A $5 million gift from the Tyson family and Tyson Foods will establish a research and residency program at Bentonville’s Crystal Bridges Museum of American Art.

The Tyson Scholars of American Art will bring scholars to Bentonville to research the history of American art by using the museum’s permanent collection and library. Scholars will interact with Crystal Bridges staff and the community and will collaborate with the University of Arkansas.

The program and prize were announced today at the museum.

Scholars will be selected by a committee of Crystal Bridges staff members and outside art historians based on their submitted proposals.

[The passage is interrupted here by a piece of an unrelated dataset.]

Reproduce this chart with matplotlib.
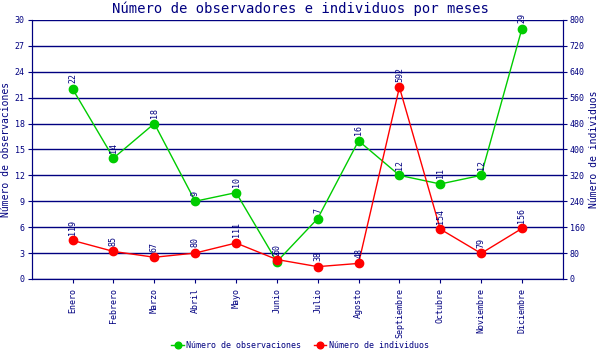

Each scholar will receive a stipend and will be housed in Bentonville.

In a press release announcing the grant, Don Bacigalupi, executive director of Crystal Bridges, said, “American art has historically received too little attention from scholars and academic programs as a field of research. Funding for its study has been sadly limited. Here at Crystal Bridges, we have made it part of our mission to help improve that situation. Thanks to the generosity of the Tyson family and Tyson Foods, our museum will be able to develop and foster a community of scholars committed to furthering the understanding and appreciation of American art.”

The grant also establishes the Don Tyson Prize to recognize a lifetime of achievement in American art. It is named in honor of the late Don Tyson, founder of Tyson Foods. Tyson began collecting traditional American Western art in the 1960s, and his son, John Tyson, chairman of Tyson Foods, is also a collector.

The first group of Tyson Scholars are: Matthew Bailey of St. Louis, a Ph.D. candidate in the Department of Art History and Archaeology at Washington University in St. Louis; Dr. Jason Weems, an assistant professor at the University of California, Riverside; and Dr. Susan Rather, a professor in the Department of Art and Art History at the University of Texas, Austin.  Bailey is working on a Ph.D. dissertation, while Weems and Rather are writing books.